Contracts are built by pipelines; a runtime handling the pipeline tasks will pick up the contracts, read through them, and then determine what needs to be done in order to fulfill the contracts. This could mean invoking a terraform image to plan or apply infra or simply updating a set of environment variables for a lambda function. When the pipeline concludes, the contract should be fully vended and happy, or helpfully pointing out which issue(s) caused a fault. So long as the contract inputs and outputs behave the same, consumers of the contract are not involved with the sausage making that produces the results.
Consistency builds trust, and trust builds products.
Pipelines understand their contracts through inputs, often coming from inherited CI variables and pipeline feature flags. Given that a contract only needs three things for account vending – the account itself, the service being deployed, and the environment associated with the service – these are not too hard to place within a CI/CD hierarchy.
Upon the completion of the pipeline, all artifacts dynamically generated to build and execute the contracts should be saved and archived as part of the SBOM (Software Bill of Materials) and to help with troubleshooting (as needed).

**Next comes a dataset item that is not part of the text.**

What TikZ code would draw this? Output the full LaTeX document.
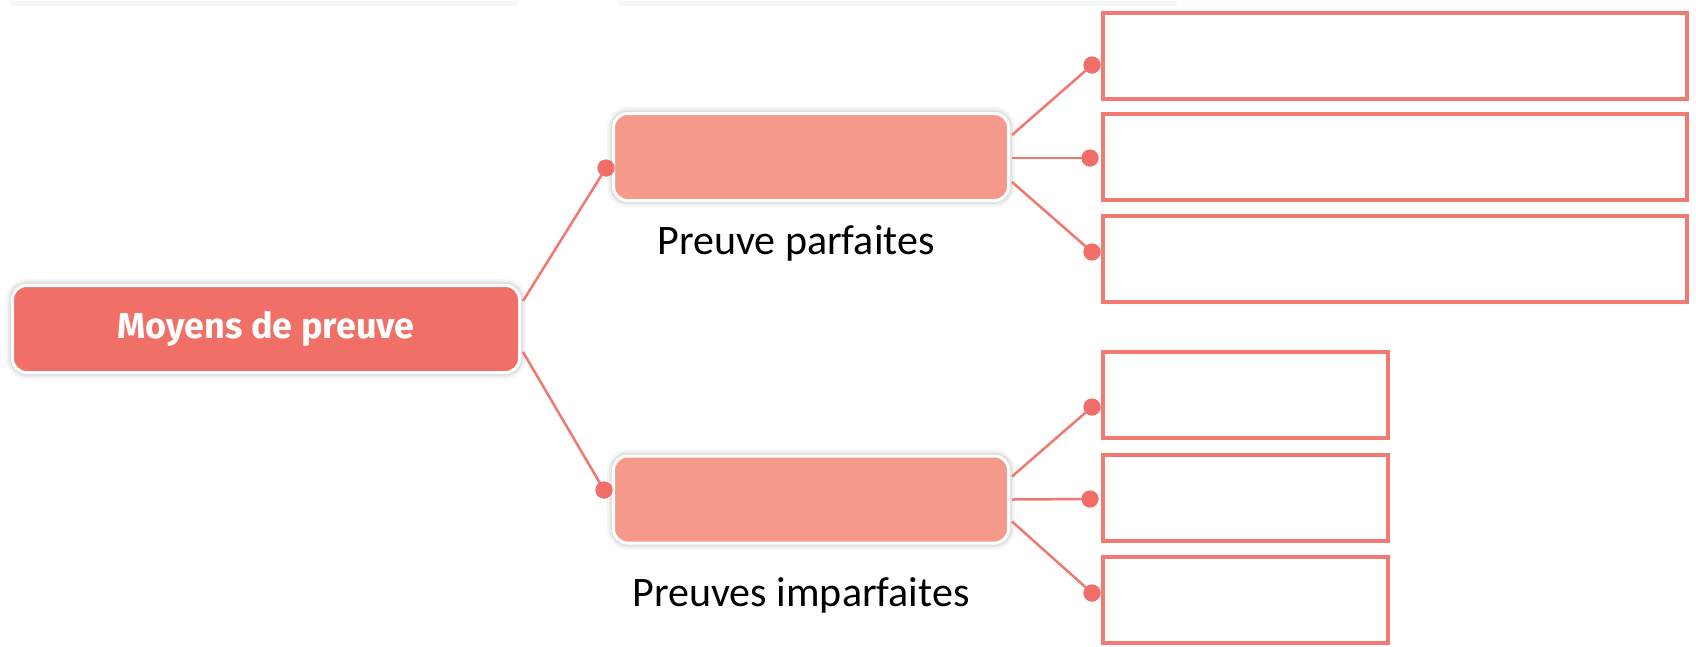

Great platform design is really about having a plan for scale. Scaling a platform is all about managing inputs and outputs across a self-enforced consistency layer. One of the best ways I’ve found to do this is through the creation and management of contracts for the platform itself and the services (applications) being built by product teams. Consistency is achieved through using pipelines and vending machines to give a repeatable, reliable, and performant method to enable product teams to test their ideas and release them to their customers.
And with that …
✌ & 🤟